Essas iniciativas podem mudar as perspectivas de famílias como a de Maria Almeida, 42, que mora no bairro Santa Luzia da Estrutural, cidade a 15 minutos de Brasília. A mulher trabalhava com serviços gerais de carteira assinada em uma empresa que faliu no ano passado. Desde então, não consegue mais emprego. Mãe de cinco filhos, Maria sobrevive com o auxílio do programa Bolsa Família, que corresponde a R$ 400, e com uma cesta básica que a igreja fornece todo mês. As prioridades na casa, construída com madeiras e tapumes, são a alimentação, material escolar básico dos filhos e sandálias para as crianças menores, pois não há saneamento básico na rua em que moram, e os calçados estragam com facilidade.
A alimentação na casa da família é pouca, as refeições não podem passar de três por dia. A fralda para as crianças menores também são limitadas: apenas uma por noite para cada filho. Durante o dia, eles andam nus e descalços. A filha do meio de Maria tem problemas de saúde que afetam a fala e a concentração na escola, mas faltam recursos para cuidar da menina de 12 anos, que tenta cursar o 5º ano do ensino fundamental. “Ela precisa fazer um raio x da cabeça, mas eu não tenho dinheiro para pagar e não consigo pelo hospital público”, conta. Sem emprego, fica ainda mais difícil.

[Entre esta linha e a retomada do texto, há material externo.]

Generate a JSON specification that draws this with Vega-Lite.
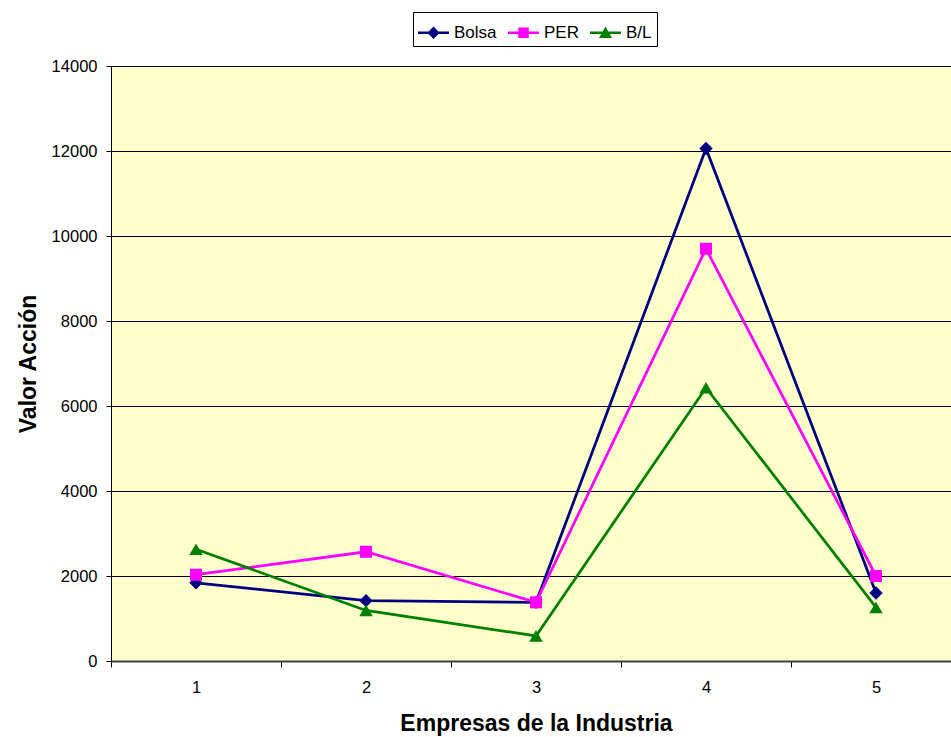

Sem a ajuda do pai dos filhos, é a avó quem supervisiona a casa enquanto a mãe procura emprego, entregando currículos, ou faz faxina em casa de família, quando aparece. “A diferença de quando eu trabalhava de carteira assinada para este momento é grande. Meus filhos estão dormindo no chão, porque eu não consigo comprar colchão para eles. As crianças só param de pedir comida quando dormem, então eu tenho que priorizar a alimentação”, lamenta. Maria afirmou que, devido ao cenário político atual, faltam esperanças para conseguir emprego. “Eu tento todos os dias: entrego currículos e faço faxinas por aí, mas não passa disso. O jeito é ir pedindo doações”, conclui.